Джон Рид10 – попытка перенесения на сцену книги Десять дней, которые потрясли мир – типичный клубно-разъездной спектакль, где изобретательность режиссера развертывалась в жестких условиях чрезвычайной бедности вещественного оформления.

После Рида – Фокстрот11, дань ленинградского искусства ленинградскому дну – сравните на аналогичную тему Конец Хазы12 Каверина и Чертово колесо13 фэксов.

За Фокстротом – Ревизор14, блестящая буффонада, смеховой спектакль, бьющий без промаха; спектакль, представляющий собою эффектный полемический ответ на мейерхольдовского Ревизора15, снижающий трактовки Мейерхольда и заменяющий высокий трагизм возмездия, звучащий в мейерхольдовском финале, сардоническим комизмом бесконечной волынки чиновной николаевшины, превращающей историю Ревизора в песенку – «у попа была собака».

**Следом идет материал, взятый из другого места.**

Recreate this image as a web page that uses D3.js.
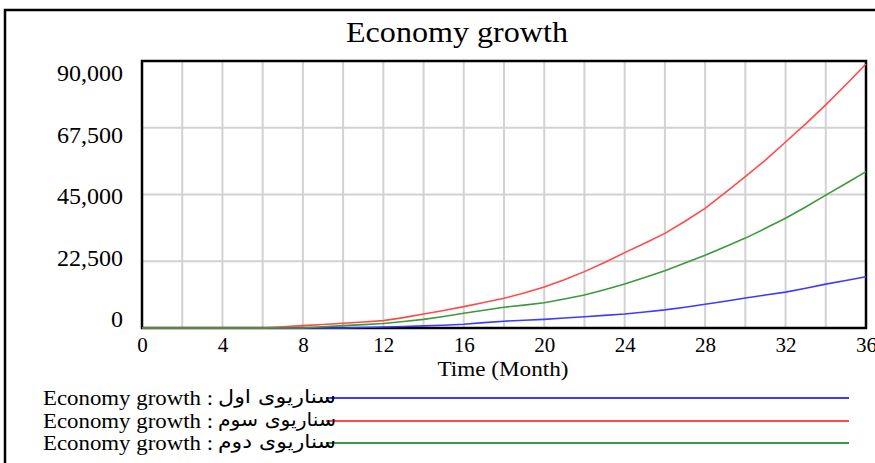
<!DOCTYPE html>
<html><head><meta charset="utf-8">
<script src="https://cdn.jsdelivr.net/npm/d3@7"></script>
<style>
html,body{margin:0;padding:0;background:#fff;}
svg{display:block;}
</style></head>
<body>
<svg id="chart" width="875" height="463"></svg>
<script>
const months = d3.range(0, 37);
const scenario1 = [0,0,0,0,0,0,0,0,0,0,0,150,350,500,700,950,1250,1800,2300,2600,2900,3350,3800,4250,4700,5400,6100,7000,8000,9000,10100,11100,12100,13400,14800,16000,17300];
const scenario3 = [0,0,0,0,0,0,0,400,800,1200,1600,2000,2500,3500,4700,5900,7200,8600,10000,11800,13800,16300,19000,22100,25400,28600,31900,36000,40300,45600,51000,56600,62700,68800,75200,82000,89000];
const scenario2 = [0,0,0,0,0,0,0,0,0,400,800,1150,1500,2200,2900,3900,4950,6000,7000,7700,8500,9800,11100,12900,14800,17000,19300,21900,24500,27400,30300,33600,37000,40800,44800,48700,52700];
const seriesPrefix = "Economy growth :";
const scenarioLabels = ["سناریوی اول", "سناریوی سوم", "سناریوی دوم"];
const seriesColors = ["#3c3cff", "#ff4a4a", "#3c9a3c"];
const xTicks = [0,4,8,12,16,20,24,28,32,36];
const xGrid = d3.range(0, 37, 2);
const yTicks = [0,22500,45000,67500,90000];
const title = "Economy growth";
const xTitle = "Time (Month)";

const series = [scenario1, scenario3, scenario2];

const svg = d3.select("#chart");
const serif = "'Liberation Serif','Times New Roman','DejaVu Serif',serif";

// outer frame
svg.append("path").attr("d", "M5,463 L5,10 L875,10")
  .attr("fill","none").attr("stroke","#000").attr("stroke-width",2.5);

const L = 142, R = 866, T = 61, B = 328;
const x = d3.scaleLinear().domain([0,36]).range([L,R]);
const y = d3.scaleLinear().domain([0,90000]).range([B,T]);
const yLab = d3.scaleLinear().domain([0,90000]).range([319,73]);

// title
svg.append("text").attr("x", 457).attr("y", 42).attr("text-anchor","middle")
  .attr("font-family", serif).attr("font-size", 29).attr("fill","#000")
  .attr("textLength", 222).attr("lengthAdjust","spacingAndGlyphs")
  .text(title);

// grid
const g = svg.append("g");
g.selectAll("line.vg").data(xGrid).join("line").attr("class","vg")
  .attr("x1", d=>x(d)).attr("x2", d=>x(d)).attr("y1", T).attr("y2", B)
  .attr("stroke","#d2d2d2").attr("stroke-width",2);
g.selectAll("line.hg").data(yTicks).join("line").attr("class","hg")
  .attr("x1", L).attr("x2", R).attr("y1", d=>y(d)).attr("y2", d=>y(d))
  .attr("stroke","#d2d2d2").attr("stroke-width",2);

// plot border
svg.append("rect").attr("x", L).attr("y", T).attr("width", R-L).attr("height", B-T)
  .attr("fill","none").attr("stroke","#000").attr("stroke-width",2.5);

// y axis labels
const yAxis = svg.append("g").attr("transform", `translate(${L-19},0)`)
  .call(d3.axisLeft(yLab).tickValues(yTicks).tickSize(0).tickPadding(0).tickFormat(d3.format(",")));
yAxis.select(".domain").remove();
yAxis.selectAll("text").attr("font-family", serif).attr("font-size", 24).attr("fill","#000");

// x axis labels
const xAxis = svg.append("g").attr("transform", `translate(0,${B})`)
  .call(d3.axisBottom(x).tickValues(xTicks).tickSize(0).tickPadding(9));
xAxis.select(".domain").remove();
xAxis.selectAll("text").attr("font-family", serif).attr("font-size", 21).attr("fill","#000");

svg.append("text").attr("x", 503).attr("y", 376).attr("text-anchor","middle")
  .attr("font-family", serif).attr("font-size", 20).attr("fill","#000")
  .attr("textLength", 131).attr("lengthAdjust","spacingAndGlyphs").text(xTitle);

// lines
const line = d3.line().x((d,i)=>x(months[i])).y(d=>y(d));
series.forEach((s,i)=>{
  svg.append("path").datum(s).attr("d", line).attr("fill","none")
    .attr("stroke", seriesColors[i]).attr("stroke-width", 1.6);
});

// legend
const legY = [398, 421, 443];
scenarioLabels.forEach((n,i)=>{
  svg.append("line").attr("x1", 326).attr("x2", 849).attr("y1", legY[i]).attr("y2", legY[i])
    .attr("stroke", seriesColors[i]).attr("stroke-width", 1.8);
  svg.append("text").attr("x", 43).attr("y", legY[i]+7)
    .attr("font-family", serif).attr("font-size", 20).attr("fill","#000")
    .attr("textLength", 170).attr("lengthAdjust","spacingAndGlyphs")
    .text(seriesPrefix);
  svg.append("text").attr("x", 336).attr("y", legY[i]+5).attr("text-anchor","end")
    .attr("font-family", "'DejaVu Sans','Noto Sans',sans-serif").attr("font-size", 19).attr("fill","#000")
    .attr("textLength", 118).attr("lengthAdjust","spacingAndGlyphs")
    .text(n);
});
</script>
</body></html>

Последняя вещь Терентьева, Наталья Тарпова16, дает новый метод инсценировки романов с наименьшим повреждением их текста и способ перебрасывания действия из одной обстановки в другую, осуществляемый наклонной зеркальной установкой.

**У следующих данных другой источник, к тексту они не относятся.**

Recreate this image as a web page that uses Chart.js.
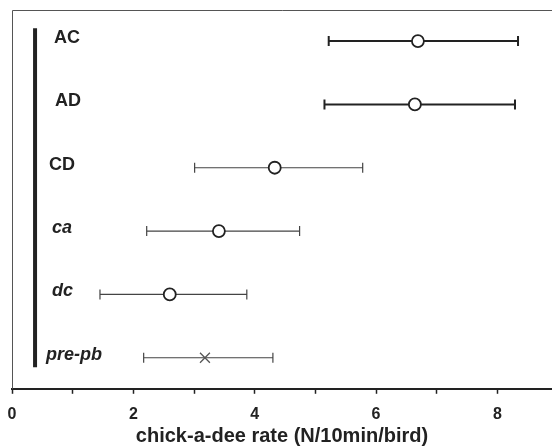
<!DOCTYPE html>
<html>
<head>
<meta charset="utf-8">
<script src="https://cdn.jsdelivr.net/npm/chart.js@4.4.1/dist/chart.umd.min.js"></script>
<style>
  html, body { margin: 0; padding: 0; background: #fff; }
  #wrap { width: 552px; height: 446px; }
</style>
</head>
<body>
<div id="wrap"><canvas id="rateChart"></canvas></div>
<script>
// groups, top to bottom
const groups = ["AC", "AD", "CD", "ca", "dc", "pre-pb"];
const means = [6.69, 6.64, 4.33, 3.41, 2.60, 3.18];
const lows = [5.22, 5.15, 3.01, 2.22, 1.45, 2.17];
const highs = [8.34, 8.29, 5.78, 4.74, 3.87, 4.30];
const xTicks = [0, 2, 4, 6, 8];

// looks
const italicGroups = ["ca", "dc", "pre-pb"];
const labelX = [54, 55, 49, 52, 52, 46];
const heavyRows = [0, 1];
const ink = "#222";

const errorBars = {
  id: "errorBars",
  beforeDatasetsDraw(chart) {
    const { ctx, scales: { x, y } } = chart;
    ctx.save();
    groups.forEach((g, i) => {
      const py = y.getPixelForValue(i);
      const x1 = x.getPixelForValue(lows[i]);
      const x2 = x.getPixelForValue(highs[i]);
      ctx.strokeStyle = heavyRows.includes(i) ? ink : "#444";
      ctx.lineWidth = heavyRows.includes(i) ? 2 : 1.2;
      ctx.beginPath();
      ctx.moveTo(x1, py); ctx.lineTo(x2, py);
      ctx.moveTo(x1, py - 5); ctx.lineTo(x1, py + 5);
      ctx.moveTo(x2, py - 5); ctx.lineTo(x2, py + 5);
      ctx.stroke();
    });
    ctx.restore();
  },
  afterDraw(chart) {
    const { ctx, chartArea: a, scales: { y } } = chart;
    ctx.save();
    // frame
    ctx.strokeStyle = "#555";
    ctx.lineWidth = 1;
    ctx.beginPath();
    ctx.moveTo(a.left + 0.5, a.bottom);
    ctx.lineTo(a.left + 0.5, a.top + 0.5);
    ctx.lineTo(a.right, a.top + 0.5);
    ctx.stroke();
    // group labels
    ctx.fillStyle = ink;
    ctx.textBaseline = "middle";
    groups.forEach((g, i) => {
      const it = italicGroups.includes(g) ? "italic " : "";
      ctx.font = it + "bold 18px 'Liberation Sans', Arial, sans-serif";
      ctx.fillText(g, labelX[i], y.getPixelForValue(i) - 3);
    });
    ctx.restore();
  }
};

new Chart(document.getElementById("rateChart"), {
  type: "scatter",
  data: {
    datasets: [
      {
        label: "mean",
        data: means.map((m, i) => ({ x: m, y: i })),
        pointStyle: means.map((m, i) => groups[i] === "pre-pb" ? "crossRot" : "circle"),
        pointRadius: means.map((m, i) => groups[i] === "pre-pb" ? 7 : 6),
        pointBorderWidth: means.map((m, i) => groups[i] === "pre-pb" ? 1.3 : 1.8),
        pointBorderColor: means.map((m, i) => groups[i] === "pre-pb" ? "#555" : ink),
        pointBackgroundColor: "#fff"
      },
      {
        label: "bar",
        type: "line",
        data: [{ x: 0.38, y: -0.2 }, { x: 0.38, y: 5.15 }],
        borderColor: ink,
        borderWidth: 4,
        pointRadius: 0
      }
    ]
  },
  options: {
    responsive: true,
    maintainAspectRatio: false,
    animation: false,
    layout: { autoPadding: false, padding: { left: 12, top: 10, right: 0, bottom: 0 } },
    plugins: { legend: { display: false }, tooltip: { enabled: false } },
    scales: {
      x: {
        type: "linear",
        min: 0,
        max: 8.9,
        grid: { display: true, drawOnChartArea: false, drawTicks: true, tickLength: 5, tickColor: ink, tickWidth: 1.5 },
        border: { display: true, color: ink, width: 2 },
        afterBuildTicks(axis) {
          axis.ticks = [0, 1, 2, 3, 4, 5, 6, 7, 8].map(v => ({ value: v }));
        },
        afterFit(axis) {
          axis.paddingLeft = 0;
          axis.paddingRight = 0;
        },
        ticks: {
          color: ink,
          padding: 11,
          maxRotation: 0,
          autoSkip: false,
          font: { family: "'Liberation Sans', Arial, sans-serif", size: 16, weight: "bold" },
          callback: v => xTicks.includes(v) ? String(v) : ""
        },
        title: {
          display: true,
          text: "chick-a-dee rate (N/10min/bird)",
          color: ink,
          padding: { top: -9, bottom: 0 },
          font: { family: "'Liberation Sans', Arial, sans-serif", size: 20, weight: "bold", lineHeight: 1 }
        }
      },
      y: {
        type: "linear",
        display: false,
        reverse: true,
        min: -0.49,
        max: 5.49
      }
    }
  },
  plugins: [errorBars]
});
</script>
</body>
</html>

Текст романа подается актерами в третьем лице. Получается впечатление, что люди говорят о себе ремарки; это дает возможность сократить до минимума жестикулятивную бытовщину и заставить работать восполняющую фантазию зрителя.

Особенно надо подчеркнуть исключительную работу Терентьева над словом. Театральный Октябрь прошел мимо слова. Терентьев за время революции первый заставил текст спектакля зазвучать полновесно. А параллельно этому и музыка в спектаклях заговорила интонационно и иронически.

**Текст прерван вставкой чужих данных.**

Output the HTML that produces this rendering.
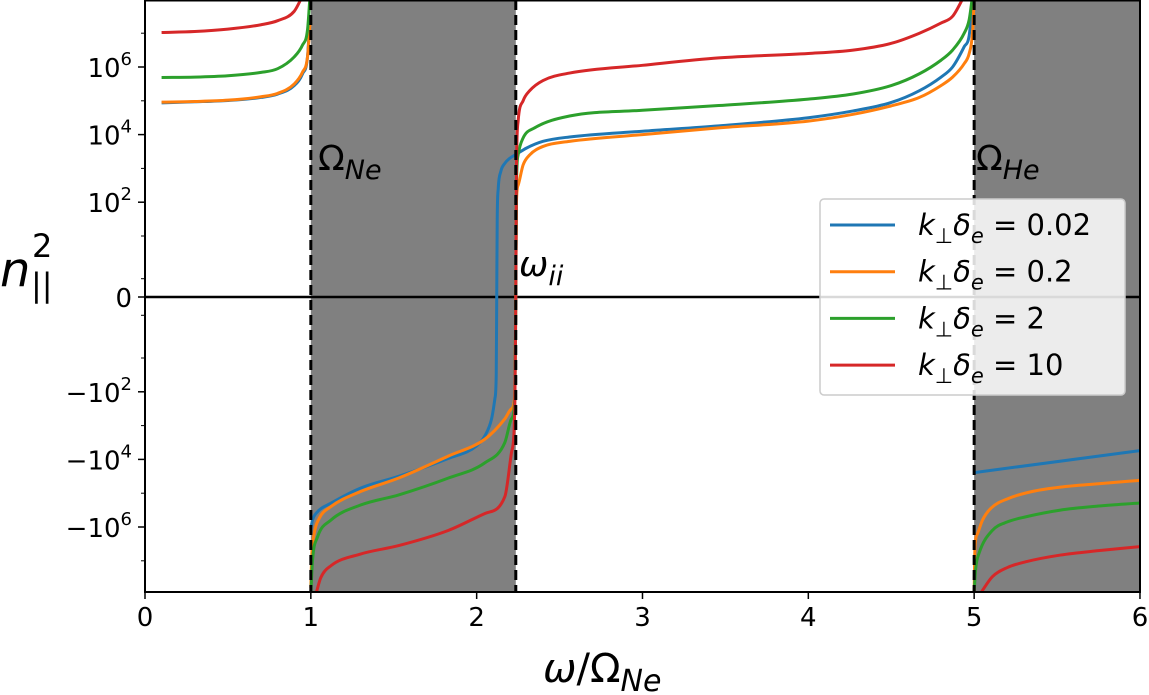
<!DOCTYPE html>
<html><head><meta charset="utf-8">
<style>
html,body{margin:0;padding:0;background:#fff;}
svg{display:block;font-family:"DejaVu Sans","Liberation Sans",sans-serif;}
</style></head>
<body>
<div style="position:relative;width:1149px;height:695px;">
<svg id="chart" width="1149" height="695" viewBox="0 0 1149 695" xmlns="http://www.w3.org/2000/svg" style="position:absolute;left:0;top:0;">
<defs><clipPath id="clip"><rect x="145" y="0" width="995" height="592"/></clipPath></defs>
<g id="bg" clip-path="url(#clip)"></g>
<g id="lines" clip-path="url(#clip)"></g>
<g id="axes"></g>
<text x="318" y="170" font-size="35">Ω<tspan font-style="italic" font-size="27" dy="9">Ne</tspan></text>
<text x="976" y="170" font-size="35">Ω<tspan font-style="italic" font-size="27" dy="9">He</tspan></text>
<text x="519" y="276" font-size="35" font-style="italic">ω<tspan font-size="27" dy="9">ii</tspan></text>
<text x="0" y="286" font-size="48" font-style="italic">n</text>
<text x="32" y="257" font-size="32">2</text>
<text x="31" y="296" font-size="32">||</text>
<text x="543" y="682" font-size="40"><tspan font-style="italic">ω</tspan>/Ω<tspan font-style="italic" font-size="30" dy="9">Ne</tspan></text>
</svg>
</div>
<script>
// ---- data (x in ω/Ω_Ne; y as signed log10 magnitude, 0 = zero) ----
const xTicks = [0,1,2,3,4,5,6];
const yTickMags = [6,4,2,0,-2,-4,-6];
const yMinorMags = [7,5,3,1,-1,-3,-5,-7];
const shadedRanges = [[1,2.236],[5,6]];
const dashedLines = [1,2.236,5];
const seriesLabels = ["0.02","0.2","2","10"];
const seriesColors = ["#1f77b4","#ff7f0e","#2ca02c","#d62728"];

const blueAx=[0.1,0.3,0.5,0.7,0.8,0.9,0.95,0.98,0.995];
const blueAy=[4.94,4.97,5.01,5.1,5.2,5.45,5.8,6.3,7.5];
const blueBx=[1.0,1.01,1.04,1.12,1.3,1.53,1.83,2.0,2.05,2.09,2.11,2.118,2.121,2.124,2.13,2.145,2.17,2.2,2.24,2.3,2.4,2.56,3.0,3.46,4.0,4.27,4.5,4.67,4.8,4.87,4.94,4.97,4.99];
const blueBy=[-6.05,-5.8,-5.55,-5.3,-4.85,-4.5,-3.97,-3.6,-3.3,-2.8,-2.2,-1.5,0,1.5,2.4,2.9,3.15,3.3,3.42,3.6,3.8,3.93,4.1,4.26,4.5,4.7,4.95,5.3,5.7,6.0,6.6,6.93,7.9];
const blueDx=[5.0,6.0];
const blueDy=[-4.39,-3.74];

const orangeAx=[0.1,0.3,0.5,0.7,0.8,0.9,0.95,0.98,0.995];
const orangeAy=[4.96,4.98,5.02,5.12,5.22,5.5,5.85,6.3,7.3];
const orangeBx=[1.0,1.005,1.02,1.05,1.12,1.3,1.53,1.83,2.05,2.17,2.21,2.23,2.236];
const orangeBy=[-7.8,-6.9,-6.2,-5.75,-5.4,-4.95,-4.55,-3.9,-3.4,-2.8,-2.5,-2.1,0];
const orangeCx=[2.236,2.24,2.25,2.28,2.32,2.4,2.56,3.0,3.46,4.0,4.27,4.5,4.67,4.8,4.87,4.94,4.97,4.99,5.0];
const orangeCy=[0,2.0,2.5,3.1,3.4,3.65,3.8,4.0,4.2,4.4,4.6,4.85,5.1,5.45,5.7,6.1,6.4,7.0,8.0];
const orangeDx=[5.0,5.005,5.02,5.05,5.1,5.21,5.35,5.52,5.75,6.0];
const orangeDy=[-7.9,-6.6,-6.2,-5.8,-5.45,-5.15,-4.95,-4.82,-4.72,-4.62];

const greenAx=[0.1,0.3,0.5,0.7,0.8,0.9,0.95,0.98,0.995];
const greenAy=[5.69,5.70,5.74,5.84,5.95,6.3,6.65,7.1,8.1];
const greenBx=[1.0,1.01,1.04,1.12,1.3,1.53,1.83,2.05,2.17,2.21,2.23,2.236];
const greenBy=[-8.0,-7.0,-6.3,-5.8,-5.35,-5.05,-4.55,-4.1,-3.5,-2.8,-2.2,0];
const greenCx=[2.236,2.24,2.25,2.28,2.35,2.56,3.0,3.46,4.0,4.27,4.5,4.67,4.8,4.87,4.94,4.97,4.99];
const greenCy=[0,2.5,3.4,3.9,4.2,4.55,4.72,4.86,5.05,5.2,5.45,5.8,6.2,6.5,7.0,7.4,8.1];
const greenDx=[5.0,5.01,5.03,5.11,5.2,5.31,5.52,5.75,6.0];
const greenDy=[-7.9,-7.2,-6.77,-6.1,-5.85,-5.7,-5.5,-5.38,-5.29];

const redAx=[0.1,0.3,0.5,0.7,0.8,0.9,0.95];
const redAy=[7.02,7.05,7.12,7.25,7.37,7.65,8.1];
const redBx=[1.03,1.06,1.12,1.3,1.53,1.83,2.05,2.17,2.21,2.23,2.236];
const redBy=[-8.0,-7.5,-7.15,-6.8,-6.55,-6.1,-5.6,-5.1,-3.8,-2.5,0];
const redCx=[2.236,2.24,2.25,2.28,2.32,2.4,2.56,3.0,3.46,4.0,4.27,4.5,4.67,4.8,4.87,4.94];
const redCy=[0,3.0,4.4,5.0,5.3,5.6,5.82,6.05,6.27,6.4,6.5,6.7,7.0,7.3,7.5,8.1];
const redDx=[5.04,5.11,5.2,5.31,5.52,5.75,6.0];
const redDy=[-7.95,-7.47,-7.2,-7.03,-6.83,-6.7,-6.58];

// ---- axis functions ----
const X0=145, XS=165.83, Y0=297, LIN=61, DEC=33.8;
function sx(x){return X0+XS*x;}
function sy(m){
  if(m===0) return Y0;
  const s=Math.sign(m), a=Math.abs(m);
  const v=Math.pow(10,a);
  const off = v>=10 ? LIN+DEC*(a-1) : LIN*v/10;
  return Y0 - s*off;
}
// monotone cubic (Fritsch-Carlson) path in screen space
function smoothPath(px,py){
  const n=px.length;
  if(n<3) return 'M'+px.map((x,i)=>x.toFixed(1)+','+py[i].toFixed(1)).join(' L');
  const d=[],m=new Array(n);
  for(let i=0;i<n-1;i++) d.push((py[i+1]-py[i])/(px[i+1]-px[i]));
  m[0]=d[0]; m[n-1]=d[n-2];
  for(let i=1;i<n-1;i++){ m[i]=(d[i-1]*d[i]<=0)?0:(d[i-1]+d[i])/2; }
  for(let i=0;i<n-1;i++){
    if(d[i]===0){m[i]=0;m[i+1]=0;continue;}
    const a=m[i]/d[i], b=m[i+1]/d[i], s=a*a+b*b;
    if(s>9){const t=3/Math.sqrt(s); m[i]=t*a*d[i]; m[i+1]=t*b*d[i];}
  }
  let p='M'+px[0].toFixed(2)+','+py[0].toFixed(2);
  for(let i=0;i<n-1;i++){
    const h=(px[i+1]-px[i])/3;
    p+=' C'+(px[i]+h).toFixed(2)+','+(py[i]+m[i]*h).toFixed(2)+' '+(px[i+1]-h).toFixed(2)+','+(py[i+1]-m[i+1]*h).toFixed(2)+' '+px[i+1].toFixed(2)+','+py[i+1].toFixed(2);
  }
  return p;
}
const NS="http://www.w3.org/2000/svg";
function mk(tag,attrs,parent){const e=document.createElementNS(NS,tag);for(const k in attrs)e.setAttribute(k,attrs[k]);parent.appendChild(e);return e;}
const bg=document.getElementById('bg'), lines=document.getElementById('lines'), axes=document.getElementById('axes');

shadedRanges.forEach(r=>{
  const e=mk('rect',{x:sx(r[0]),y:0,width:sx(r[1])-sx(r[0]),height:592,fill:'#808080'},bg);
  
  
});
const zl=mk('line',{x1:145,x2:1140,y1:sy(0),y2:sy(0),stroke:'#000','stroke-width':2.5},bg);



const series=[
 [[blueAx,blueAy],[blueBx,blueBy],[blueDx,blueDy]],
 [[orangeAx,orangeAy],[orangeBx,orangeBy],[orangeCx,orangeCy],[orangeDx,orangeDy]],
 [[greenAx,greenAy],[greenBx,greenBy],[greenCx,greenCy],[greenDx,greenDy]],
 [[redAx,redAy],[redBx,redBy],[redCx,redCy],[redDx,redDy]]
];
series.forEach((segs,i)=>{
  segs.forEach(sg=>{
    const px=sg[0].map(sx), py=sg[1].map(sy);
    const p=mk('path',{d:smoothPath(px,py),fill:'none',stroke:seriesColors[i],'stroke-width':3,'stroke-linejoin':'round'},lines);
    
    
  });
});
dashedLines.forEach(x=>{
  const d=mk('line',{x1:sx(x),x2:sx(x),y1:0,y2:592,stroke:'#000','stroke-width':3,'stroke-dasharray':'10,5'},lines);
  
  
});

const fr=mk('rect',{x:145,y:0.5,width:995,height:591.5,fill:'none',stroke:'#000','stroke-width':2},axes);



xTicks.forEach(t=>{
  const tk=mk('line',{x1:sx(t),x2:sx(t),y1:592,y2:599,stroke:'#000','stroke-width':1.5},axes);
  
  
  const tl=mk('text',{x:sx(t),y:626,'font-size':26,'text-anchor':'middle'},axes);
  tl.textContent=String(t);
  
  
});
yTickMags.forEach(m=>{
  const y=sy(m);
  const tk=mk('line',{x1:138,x2:145,y1:y,y2:y,stroke:'#000','stroke-width':1.5},axes);
  
  
  const tl=mk('text',{x:132,y:y+10,'font-size':26,'text-anchor':'end'},axes);
  if(m===0){tl.textContent='0';}
  else{
    const b=mk('tspan',{},tl); b.textContent=(m<0?'\u221210':'10');
    const e=mk('tspan',{dy:-12,'font-size':18},tl); e.textContent=String(Math.abs(m));
  }
  
  
});
yMinorMags.concat([0.477,-0.477]).forEach(m=>{
  const y=sy(m);
  const tk=mk('line',{x1:141,x2:145,y1:y,y2:y,stroke:'#000','stroke-width':1},axes);
  
  
});

const lg=mk('g',{},axes);


mk('rect',{x:820,y:199,width:305,height:196,rx:4,fill:'#fff','fill-opacity':0.85,stroke:'#ccc','stroke-width':1.5},lg);
seriesLabels.forEach((lab,i)=>{
  const y=225+i*46.7;
  const en=mk('g',{},lg);
  
  
  mk('line',{x1:830,x2:895,y1:y,y2:y,stroke:seriesColors[i],'stroke-width':3},en);
  const t=mk('text',{x:918,y:y+10,'font-size':29},en);
  const a=mk('tspan',{'font-style':'italic'},t); a.textContent='k';
  const b=mk('tspan',{dy:8,'font-size':21},t); b.textContent='\u22A5';
  const c=mk('tspan',{dy:-8,'font-style':'italic'},t); c.textContent='\u03B4';
  const d=mk('tspan',{dy:8,'font-size':21,'font-style':'italic'},t); d.textContent='e';
  const e2=mk('tspan',{dy:-8},t); e2.textContent=' = '+lab;
});
</script>
</body></html>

Театр Терентьева обслуживает, главным образом, клубного рабочего зрителя Ленинграда, и режиссерское изобретательство его идет не за счет многотысячных установок, а реализуется средствами простейшей бутафории, имеющейся в каждом клубе.

Это театр, не сползающий на постановочный штамп и ведущий постоянную большую новаторскую работу. С годами сработалось руководящее изобретательское ядро: музыкант Кашницкий17, художник Криммер18, режиссер-лаборант Инк19, и определился ряд интересных актерских дарований: Павликов20 (Осип, Рябьев), Горбунов21 (Хлестаков, Габрух), Митина22 (Анна Андреевна), Инк (Марья Антоновна), Неелова23 (горничная Маша).

Все это дает право театру на внимательную приглядку и на достойную оценку его нашей критикой и общественностью. Не так у нас много изобретательских коллективов, не так у нас часты работники, согласные новаторствовать впроголодь, в самых невыгодных условиях, чтобы можно было оправдать отношение московской прессы к этому театру, которая осуществляет по отношению к нему заговор молчания. На фоне этого молчания тем выразительнее прозвучала однобокая оценка небезызвестного в истории театральной рецензии Юрия Соболева24, силою вещей оказавшаяся в обстановке всеобщей газетной немоты оценкой «всей» театральной Москвы.

Ни театр, ни его друзья не смеют, конечно, требовать от прессы желательных им оценок. Пусть газета скажет то, что нравится ей или ее рецензентам. Но пусть она скажет.

Крик о советской общественности и нарочитое молчание редакций – вещи несовместимые.

Э. Бескин. Озорной спектакль*

Эммануил Бескин1

Озорной спектакль. Театр ленинградского Дома печати

Чрезвычайно интересный спектакль показал Театр ленинградского Дома печати, руководимый режиссером Терентьевым. Это сценическая шутка по Ревизору2. Почему Ревизор? А потому, что где же шутка, смелый режиссерский гротеск, озорство могут быть ярче, выраженнее, чем над всем известным и «весьма уважаемым» гоголевским Ревизором. Но даже самого заядлого академического брюзгу этот радостный каскад сценического изобретательства не должен ни на минуту шокировать. По отношению к самой комедии Гоголя это лишь то, что обычно квалифицируется как «дружеский шарж». Сам Гоголь не обиделся бы тому, что выкинули (именно «выкинули») над ним веселые терентьевские ребята.